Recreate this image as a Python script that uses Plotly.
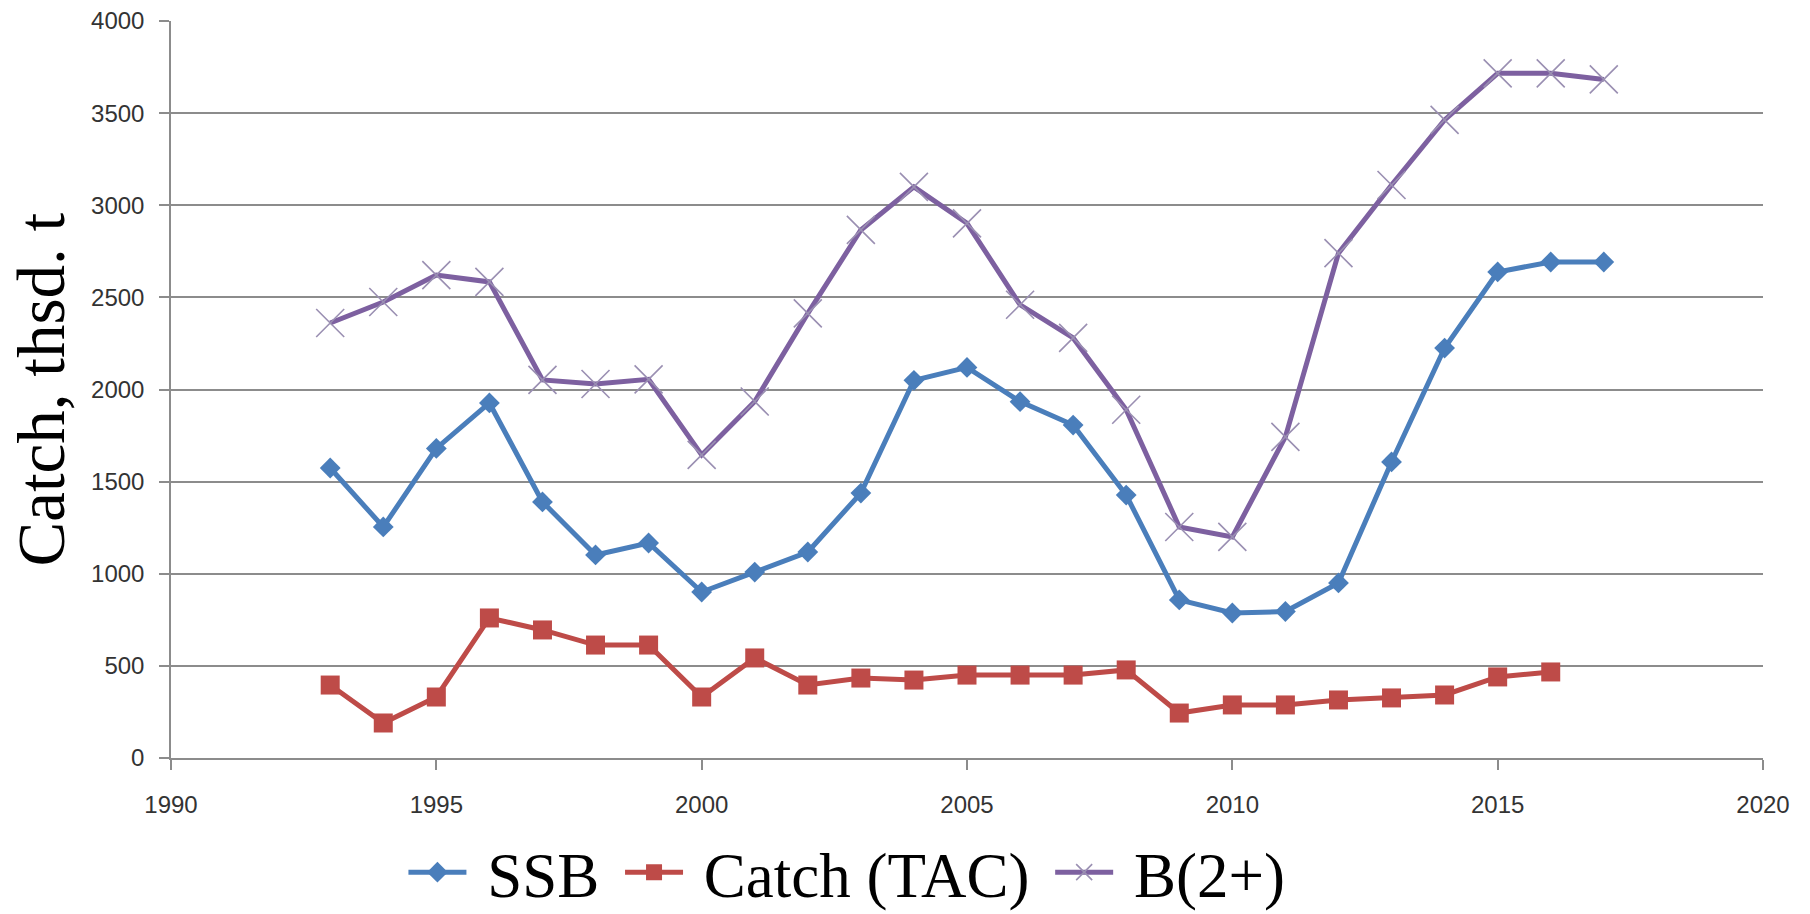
import plotly.graph_objects as go

years = [1993, 1994, 1995, 1996, 1997, 1998, 1999, 2000, 2001, 2002, 2003, 2004, 2005,
         2006, 2007, 2008, 2009, 2010, 2011, 2012, 2013, 2014, 2015, 2016, 2017]
ssb = [1574, 1254, 1680, 1927, 1390, 1102, 1167, 901, 1009, 1118, 1438, 2050, 2120,
       1934, 1807, 1427, 858, 787, 795, 950, 1607, 2225, 2638, 2692, 2692]
catch_tac = [396, 190, 331, 760, 695, 613, 613, 331, 543, 396, 434, 423, 450,
             450, 450, 478, 244, 288, 288, 315, 326, 342, 440, 467]
b2plus = [2361, 2475, 2621, 2584, 2052, 2030, 2055, 1645, 1935, 2413, 2866, 3100, 2902,
          2460, 2280, 1890, 1254, 1200, 1743, 2740, 3110, 3463, 3716, 3716, 3683]

series_names = ["SSB", "Catch (TAC)", "B(2+)"]
y_title = "Catch, thsd. t"
x_ticks = [1990, 1995, 2000, 2005, 2010, 2015, 2020]
y_ticks = [0, 500, 1000, 1500, 2000, 2500, 3000, 3500, 4000]

BLUE = "#4A7EBB"
RED = "#BE4B48"
PURPLE = "#7D60A0"
XMARK = "#9A8FB2"
GRID = "#8C8C8C"
NB = "\u00a0"

fig = go.Figure()
fig.add_trace(go.Scatter(
    x=years, y=ssb, name=NB + series_names[0] + NB, mode="lines+markers",
    line=dict(color=BLUE, width=5),
    marker=dict(symbol="diamond", size=16, color=BLUE, line=dict(width=0)),
))
fig.add_trace(go.Scatter(
    x=years[:len(catch_tac)], y=catch_tac, name=NB + series_names[1] + NB, mode="lines+markers",
    line=dict(color=RED, width=5),
    marker=dict(symbol="square", size=19, color=RED, line=dict(width=0)),
))
fig.add_trace(go.Scatter(
    x=years, y=b2plus, name=NB + series_names[2], mode="lines+markers",
    line=dict(color=PURPLE, width=5),
    marker=dict(symbol="x-thin", size=28, color=XMARK, line=dict(width=1.6, color=XMARK)),
))

fig.update_layout(
    width=1810, height=914,
    margin=dict(l=171, r=47, t=21, b=156, autoexpand=False),
    paper_bgcolor="white", plot_bgcolor="white",
    showlegend=True,
    legend=dict(
        orientation="h", x=0.146, xanchor="left", y=-0.155, yanchor="middle",
        font=dict(family="Liberation Serif, Times New Roman, serif", size=63, color="black"),
        itemwidth=58, bgcolor="rgba(0,0,0,0)", tracegroupgap=0,
    ),
    annotations=[dict(
        text=y_title, xref="paper", yref="paper", x=0, y=0.5, xshift=-131,
        xanchor="center", yanchor="middle", textangle=-90, showarrow=False,
        font=dict(family="Liberation Serif, Times New Roman, serif", size=67, color="black"),
    )],
)
fig.update_xaxes(
    range=[1990, 2020], tickvals=x_ticks, showgrid=False, zeroline=False,
    showline=True, linecolor=GRID, linewidth=1.5,
    ticks="outside", ticklen=10, tickcolor=GRID, tickwidth=1.5,
    tickfont=dict(family="Liberation Sans, Arial, sans-serif", size=24, color="#333333"),
    ticklabelstandoff=14,
)
fig.update_yaxes(
    range=[0, 4000], tickvals=y_ticks, showgrid=True, gridcolor=GRID, gridwidth=2,
    zeroline=False, showline=True, linecolor=GRID, linewidth=1.5,
    ticks="outside", ticklen=10, tickcolor=GRID, tickwidth=1.5,
    tickfont=dict(family="Liberation Sans, Arial, sans-serif", size=24, color="#333333"),
    ticklabelstandoff=10,
)

fig.write_html("out.html", config={"displayModeBar": False},
               post_script="document.body.style.margin='0';document.body.style.overflow='hidden';")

**WHAT IS BEING ASKED**
Reproduce every line exactly and omit all pictures.

**OUTPUT OF THE EXERCISE**
Recreate this image as a Python script that uses Plotly.
import plotly.graph_objects as go

years = [1993, 1994, 1995, 1996, 1997, 1998, 1999, 2000, 2001, 2002, 2003, 2004, 2005,
         2006, 2007, 2008, 2009, 2010, 2011, 2012, 2013, 2014, 2015, 2016, 2017]
ssb = [1574, 1254, 1680, 1927, 1390, 1102, 1167, 901, 1009, 1118, 1438, 2050, 2120,
       1934, 1807, 1427, 858, 787, 795, 950, 1607, 2225, 2638, 2692, 2692]
catch_tac = [396, 190, 331, 760, 695, 613, 613, 331, 543, 396, 434, 423, 450,
             450, 450, 478, 244, 288, 288, 315, 326, 342, 440, 467]
b2plus = [2361, 2475, 2621, 2584, 2052, 2030, 2055, 1645, 1935, 2413, 2866, 3100, 2902,
          2460, 2280, 1890, 1254, 1200, 1743, 2740, 3110, 3463, 3716, 3716, 3683]

series_names = ["SSB", "Catch (TAC)", "B(2+)"]
y_title = "Catch, thsd. t"
x_ticks = [1990, 1995, 2000, 2005, 2010, 2015, 2020]
y_ticks = [0, 500, 1000, 1500, 2000, 2500, 3000, 3500, 4000]

BLUE = "#4A7EBB"
RED = "#BE4B48"
PURPLE = "#7D60A0"
XMARK = "#9A8FB2"
GRID = "#8C8C8C"
NB = "\u00a0"

fig = go.Figure()
fig.add_trace(go.Scatter(
    x=years, y=ssb, name=NB + series_names[0] + NB, mode="lines+markers",
    line=dict(color=BLUE, width=5),
    marker=dict(symbol="diamond", size=16, color=BLUE, line=dict(width=0)),
))
fig.add_trace(go.Scatter(
    x=years[:len(catch_tac)], y=catch_tac, name=NB + series_names[1] + NB, mode="lines+markers",
    line=dict(color=RED, width=5),
    marker=dict(symbol="square", size=19, color=RED, line=dict(width=0)),
))
fig.add_trace(go.Scatter(
    x=years, y=b2plus, name=NB + series_names[2], mode="lines+markers",
    line=dict(color=PURPLE, width=5),
    marker=dict(symbol="x-thin", size=28, color=XMARK, line=dict(width=1.6, color=XMARK)),
))

fig.update_layout(
    width=1810, height=914,
    margin=dict(l=171, r=47, t=21, b=156, autoexpand=False),
    paper_bgcolor="white", plot_bgcolor="white",
    showlegend=True,
    legend=dict(
        orientation="h", x=0.146, xanchor="left", y=-0.155, yanchor="middle",
        font=dict(family="Liberation Serif, Times New Roman, serif", size=63, color="black"),
        itemwidth=58, bgcolor="rgba(0,0,0,0)", tracegroupgap=0,
    ),
    annotations=[dict(
        text=y_title, xref="paper", yref="paper", x=0, y=0.5, xshift=-131,
        xanchor="center", yanchor="middle", textangle=-90, showarrow=False,
        font=dict(family="Liberation Serif, Times New Roman, serif", size=67, color="black"),
    )],
)
fig.update_xaxes(
    range=[1990, 2020], tickvals=x_ticks, showgrid=False, zeroline=False,
    showline=True, linecolor=GRID, linewidth=1.5,
    ticks="outside", ticklen=10, tickcolor=GRID, tickwidth=1.5,
    tickfont=dict(family="Liberation Sans, Arial, sans-serif", size=24, color="#333333"),
    ticklabelstandoff=14,
)
fig.update_yaxes(
    range=[0, 4000], tickvals=y_ticks, showgrid=True, gridcolor=GRID, gridwidth=2,
    zeroline=False, showline=True, linecolor=GRID, linewidth=1.5,
    ticks="outside", ticklen=10, tickcolor=GRID, tickwidth=1.5,
    tickfont=dict(family="Liberation Sans, Arial, sans-serif", size=24, color="#333333"),
    ticklabelstandoff=10,
)

fig.write_html("out.html", config={"displayModeBar": False},
               post_script="document.body.style.margin='0';document.body.style.overflow='hidden';")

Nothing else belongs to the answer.